- Active: 1782-1783
- Allegiance: North Carolina
- Branch: North Carolina militia
- Type: Militia

Commanders
- Notable commanders: Brigadier General Charles McDowell;

= Morgan District Brigade =

The Morgan District Brigade was an administrative division of the North Carolina militia during the American Revolutionary War. This unit was established by the North Carolina Provincial Congress on May 17, 1782, and disbanded at the end of the war. The commander was Brigadier General Charles McDowell.

==Regiments==
The following are the North Carolina militia regiments that were part of the Morgan District Brigade, along with the dates established and disestablished.

| Unit | Subordinate Brigade | Created | Disbanded | Original Commander, Rank |
|---|---|---|---|---|
| Morgan District Brigade | North Carolina Militia | 1782 | 1783 | McDowell, Charles, B.G. |
| Davidson County Regiment | Morgan | 1783 | 1783 | Bledsoe, Anthony, Col |
| Greene County Regiment | Morgan | 1783 | 1783 | Harden, Joseph, Col |
| Lincoln County Regiment | Salisbury, Morgan | 1779 | 1783 | Graham, William, Col |
| Burke County Regiment | Salisbury, Morgan | 1777 | 1782 | Armstrong, William, Lt Col |
| Rutherford County Regiment | Salisbury, Morgan | 1779 | 1783 | Hampton, Andrew, Col |
| Sullivan County Regiment | Salisbury, Morgan | 1779 | 1783 | Shelby, Isaac, Col |
| Washington County Regiment | Salisbury, Morgan | 1777 | 1783 | Shelby, Evan, Col |
| Wilkes County Regiment | Salisbury, Morgan | 1777 | 1783 | Cleveland, Benjamin, Col |

===Davidson County Regiment===
The Davidson County Regiment was created on May 16, 1783 when the North Carolina General Assembly created Davidson County out of Cherokee Lands in what is now central Tennessee. All officers were appointed and commissioned by the Governor. It was commanded by Colonel Anthony Bledsoe. This unit did not see any action in the Revolutionary War. This Davidson County became part of Tennessee. It was named for Colonel William Lee Davidson, who was killed at the Battle of Cowan's Ford during the American Revolution. (This county should not be confused with Davidson County, North Carolina, which was not created until 1848.)
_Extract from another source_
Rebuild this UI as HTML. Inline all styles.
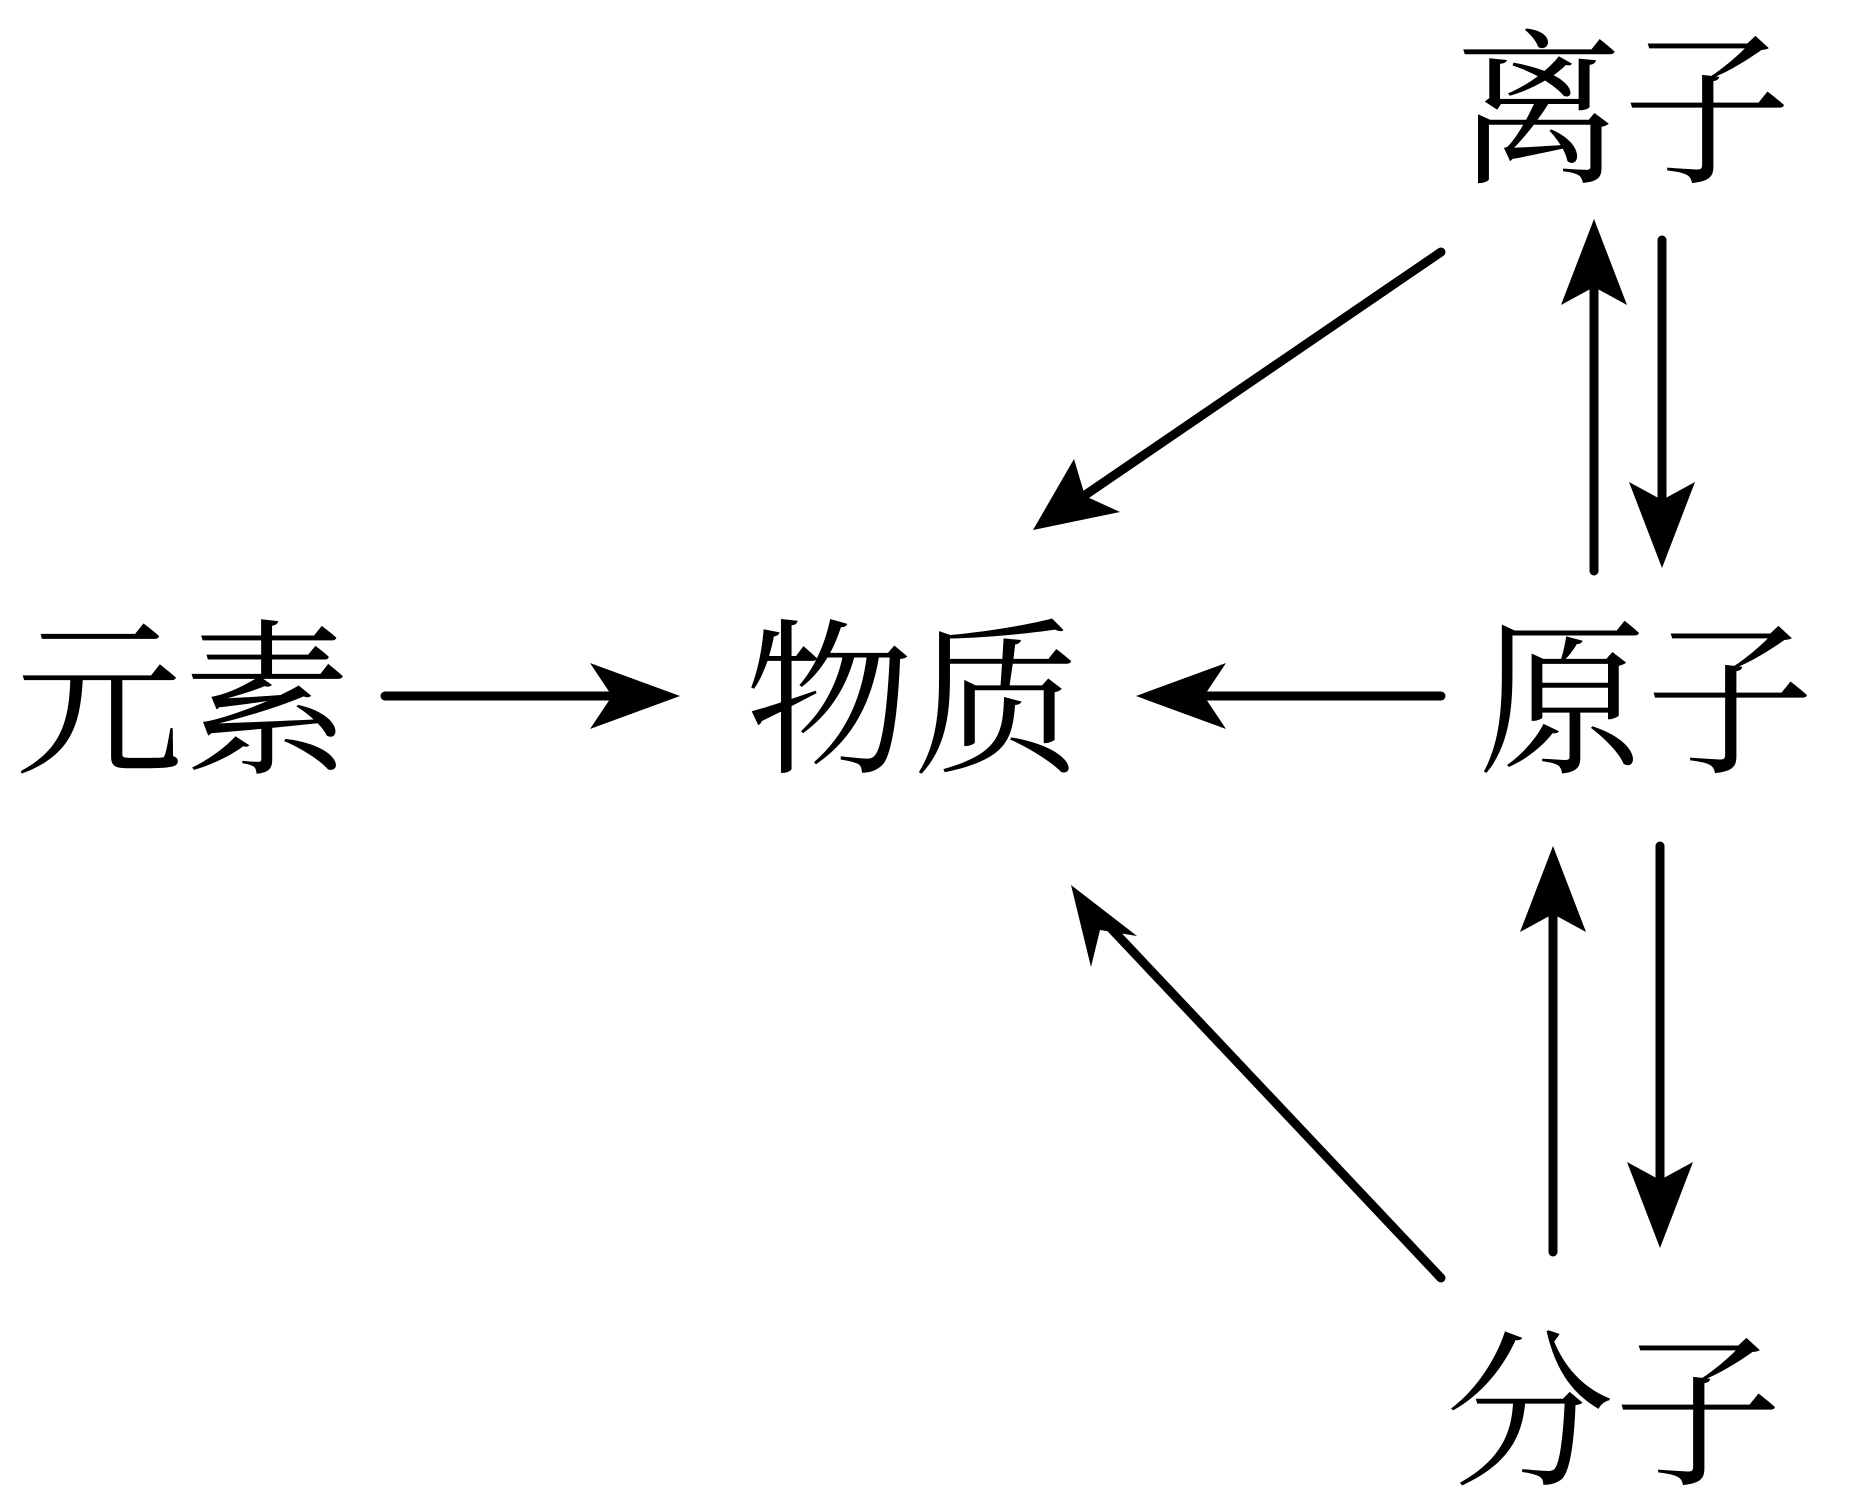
<!DOCTYPE html>
<html><head><meta charset="utf-8"><style>
html,body{margin:0;padding:0;background:#fff;}
svg{display:block;}
text{font-family:"Liberation Serif","Noto Serif CJK SC",serif;font-size:168px;fill:#000;}
</style></head><body>
<svg width="1855" height="1511" viewBox="0 0 1855 1511">
<defs>
<marker id="a" markerWidth="10" markerHeight="10" refX="9" refY="5" orient="auto" markerUnits="userSpaceOnUse" viewBox="0 0 10 10" style="overflow:visible">
</marker>
</defs>
<text x="1455" y="170">离子</text>
<text x="15" y="760">元素</text>
<text x="745" y="760">物质</text>
<text x="1478" y="760">原子</text>
<text x="1446" y="1472">分子</text>
<g stroke="#000" stroke-width="9" stroke-linecap="round" fill="none">
<line x1="385" y1="696" x2="630" y2="696"/>
<line x1="1441" y1="696" x2="1185" y2="696"/>
<line x1="1441" y1="252" x2="1075" y2="502"/>
<line x1="1441" y1="1278" x2="1105" y2="922"/>
<line x1="1594" y1="571" x2="1594" y2="270"/>
<line x1="1662" y1="240" x2="1662" y2="515"/>
<line x1="1553" y1="1252" x2="1553" y2="900"/>
<line x1="1660" y1="846" x2="1660" y2="1195"/>
</g>
<g fill="#000">
<polygon points="680,696 590,663 612,696 590,729"/>
<polygon points="1136,696 1226,663 1204,696 1226,729"/>
<polygon points="1033,530 1074,459 1085,496 1120,512"/>
<polygon points="1071,885 1137,936 1100,930 1091,967"/>
<polygon points="1594,219 1561,305 1594,287 1627,305"/>
<polygon points="1662,568 1629,482 1662,500 1695,482"/>
<polygon points="1553,846 1520,932 1553,914 1586,932"/>
<polygon points="1660,1248 1627,1162 1660,1180 1693,1162"/>
</g>
</svg>
</body></html>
===Greene County Regiment===
The Green County Regiment was created on April 26, 1783 by the North Carolina General Assembly out of part of the Washington County Regiment. It was commanded by Colonel Joseph Harden, Sr. and Colonel Alexander Outlaw. The Green County Regiment was active until the end of the war. Because it was created so late, none of its units participated in any battles or skirmishes.